DATA BLOCK:
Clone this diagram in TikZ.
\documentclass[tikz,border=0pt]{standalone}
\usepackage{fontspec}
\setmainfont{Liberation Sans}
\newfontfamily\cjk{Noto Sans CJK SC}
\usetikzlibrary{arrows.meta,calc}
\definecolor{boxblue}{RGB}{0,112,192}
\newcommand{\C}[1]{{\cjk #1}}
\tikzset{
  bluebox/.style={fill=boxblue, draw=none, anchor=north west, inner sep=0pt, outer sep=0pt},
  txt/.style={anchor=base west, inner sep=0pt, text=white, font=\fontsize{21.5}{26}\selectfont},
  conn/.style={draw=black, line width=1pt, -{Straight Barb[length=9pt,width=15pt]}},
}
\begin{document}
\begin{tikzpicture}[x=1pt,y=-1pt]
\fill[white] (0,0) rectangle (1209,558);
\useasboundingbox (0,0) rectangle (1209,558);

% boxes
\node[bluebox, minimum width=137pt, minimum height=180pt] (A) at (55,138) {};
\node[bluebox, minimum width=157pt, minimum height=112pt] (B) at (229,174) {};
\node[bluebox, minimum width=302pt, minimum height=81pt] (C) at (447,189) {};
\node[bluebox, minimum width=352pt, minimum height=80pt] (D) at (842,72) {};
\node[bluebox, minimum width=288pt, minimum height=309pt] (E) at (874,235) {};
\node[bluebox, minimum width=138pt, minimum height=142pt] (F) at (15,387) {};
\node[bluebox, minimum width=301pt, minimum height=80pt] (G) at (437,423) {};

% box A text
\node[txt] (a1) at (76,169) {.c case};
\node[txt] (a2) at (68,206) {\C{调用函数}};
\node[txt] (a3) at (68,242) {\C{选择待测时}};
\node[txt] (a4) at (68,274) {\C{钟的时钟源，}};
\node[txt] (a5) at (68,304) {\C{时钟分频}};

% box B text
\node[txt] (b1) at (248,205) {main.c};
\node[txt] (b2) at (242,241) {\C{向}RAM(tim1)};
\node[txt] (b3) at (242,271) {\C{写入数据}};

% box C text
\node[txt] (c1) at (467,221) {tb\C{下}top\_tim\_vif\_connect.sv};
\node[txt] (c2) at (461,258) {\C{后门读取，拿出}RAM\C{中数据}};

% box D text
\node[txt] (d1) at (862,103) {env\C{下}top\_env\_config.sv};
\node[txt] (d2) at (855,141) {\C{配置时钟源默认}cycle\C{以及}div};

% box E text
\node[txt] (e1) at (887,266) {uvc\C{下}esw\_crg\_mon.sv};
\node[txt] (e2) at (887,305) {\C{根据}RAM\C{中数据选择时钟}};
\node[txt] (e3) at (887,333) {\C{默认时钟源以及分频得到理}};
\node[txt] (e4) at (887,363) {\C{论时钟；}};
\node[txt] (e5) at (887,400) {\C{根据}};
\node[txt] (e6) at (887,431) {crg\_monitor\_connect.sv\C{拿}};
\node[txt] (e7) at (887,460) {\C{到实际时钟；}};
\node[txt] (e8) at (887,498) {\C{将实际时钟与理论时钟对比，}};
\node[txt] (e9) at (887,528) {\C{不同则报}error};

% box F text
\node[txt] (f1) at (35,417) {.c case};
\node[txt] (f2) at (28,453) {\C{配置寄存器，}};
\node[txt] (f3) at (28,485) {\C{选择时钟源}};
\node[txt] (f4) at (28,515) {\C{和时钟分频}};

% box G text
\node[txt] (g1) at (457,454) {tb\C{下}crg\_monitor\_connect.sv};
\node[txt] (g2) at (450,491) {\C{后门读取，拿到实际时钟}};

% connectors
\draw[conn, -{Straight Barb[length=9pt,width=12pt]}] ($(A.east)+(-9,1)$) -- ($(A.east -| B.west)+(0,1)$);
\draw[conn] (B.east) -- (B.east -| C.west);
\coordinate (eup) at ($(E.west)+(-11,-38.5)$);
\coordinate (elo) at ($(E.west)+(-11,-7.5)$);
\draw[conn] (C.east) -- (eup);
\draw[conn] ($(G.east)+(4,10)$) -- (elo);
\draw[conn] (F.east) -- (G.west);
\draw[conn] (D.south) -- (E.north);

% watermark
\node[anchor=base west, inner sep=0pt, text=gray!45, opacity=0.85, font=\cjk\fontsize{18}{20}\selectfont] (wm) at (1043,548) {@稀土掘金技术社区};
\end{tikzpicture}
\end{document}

TASK OBJECTIVE: Recopy all the lines exactly as they appear.

RESPONSE:
Clone this diagram in TikZ.
\documentclass[tikz,border=0pt]{standalone}
\usepackage{fontspec}
\setmainfont{Liberation Sans}
\newfontfamily\cjk{Noto Sans CJK SC}
\usetikzlibrary{arrows.meta,calc}
\definecolor{boxblue}{RGB}{0,112,192}
\newcommand{\C}[1]{{\cjk #1}}
\tikzset{
  bluebox/.style={fill=boxblue, draw=none, anchor=north west, inner sep=0pt, outer sep=0pt},
  txt/.style={anchor=base west, inner sep=0pt, text=white, font=\fontsize{21.5}{26}\selectfont},
  conn/.style={draw=black, line width=1pt, -{Straight Barb[length=9pt,width=15pt]}},
}
\begin{document}
\begin{tikzpicture}[x=1pt,y=-1pt]
\fill[white] (0,0) rectangle (1209,558);
\useasboundingbox (0,0) rectangle (1209,558);

% boxes
\node[bluebox, minimum width=137pt, minimum height=180pt] (A) at (55,138) {};
\node[bluebox, minimum width=157pt, minimum height=112pt] (B) at (229,174) {};
\node[bluebox, minimum width=302pt, minimum height=81pt] (C) at (447,189) {};
\node[bluebox, minimum width=352pt, minimum height=80pt] (D) at (842,72) {};
\node[bluebox, minimum width=288pt, minimum height=309pt] (E) at (874,235) {};
\node[bluebox, minimum width=138pt, minimum height=142pt] (F) at (15,387) {};
\node[bluebox, minimum width=301pt, minimum height=80pt] (G) at (437,423) {};

% box A text
\node[txt] (a1) at (76,169) {.c case};
\node[txt] (a2) at (68,206) {\C{调用函数}};
\node[txt] (a3) at (68,242) {\C{选择待测时}};
\node[txt] (a4) at (68,274) {\C{钟的时钟源，}};
\node[txt] (a5) at (68,304) {\C{时钟分频}};

% box B text
\node[txt] (b1) at (248,205) {main.c};
\node[txt] (b2) at (242,241) {\C{向}RAM(tim1)};
\node[txt] (b3) at (242,271) {\C{写入数据}};

% box C text
\node[txt] (c1) at (467,221) {tb\C{下}top\_tim\_vif\_connect.sv};
\node[txt] (c2) at (461,258) {\C{后门读取，拿出}RAM\C{中数据}};

% box D text
\node[txt] (d1) at (862,103) {env\C{下}top\_env\_config.sv};
\node[txt] (d2) at (855,141) {\C{配置时钟源默认}cycle\C{以及}div};

% box E text
\node[txt] (e1) at (887,266) {uvc\C{下}esw\_crg\_mon.sv};
\node[txt] (e2) at (887,305) {\C{根据}RAM\C{中数据选择时钟}};
\node[txt] (e3) at (887,333) {\C{默认时钟源以及分频得到理}};
\node[txt] (e4) at (887,363) {\C{论时钟；}};
\node[txt] (e5) at (887,400) {\C{根据}};
\node[txt] (e6) at (887,431) {crg\_monitor\_connect.sv\C{拿}};
\node[txt] (e7) at (887,460) {\C{到实际时钟；}};
\node[txt] (e8) at (887,498) {\C{将实际时钟与理论时钟对比，}};
\node[txt] (e9) at (887,528) {\C{不同则报}error};

% box F text
\node[txt] (f1) at (35,417) {.c case};
\node[txt] (f2) at (28,453) {\C{配置寄存器，}};
\node[txt] (f3) at (28,485) {\C{选择时钟源}};
\node[txt] (f4) at (28,515) {\C{和时钟分频}};

% box G text
\node[txt] (g1) at (457,454) {tb\C{下}crg\_monitor\_connect.sv};
\node[txt] (g2) at (450,491) {\C{后门读取，拿到实际时钟}};

% connectors
\draw[conn, -{Straight Barb[length=9pt,width=12pt]}] ($(A.east)+(-9,1)$) -- ($(A.east -| B.west)+(0,1)$);
\draw[conn] (B.east) -- (B.east -| C.west);
\coordinate (eup) at ($(E.west)+(-11,-38.5)$);
\coordinate (elo) at ($(E.west)+(-11,-7.5)$);
\draw[conn] (C.east) -- (eup);
\draw[conn] ($(G.east)+(4,10)$) -- (elo);
\draw[conn] (F.east) -- (G.west);
\draw[conn] (D.south) -- (E.north);

% watermark
\node[anchor=base west, inner sep=0pt, text=gray!45, opacity=0.85, font=\cjk\fontsize{18}{20}\selectfont] (wm) at (1043,548) {@稀土掘金技术社区};
\end{tikzpicture}
\end{document}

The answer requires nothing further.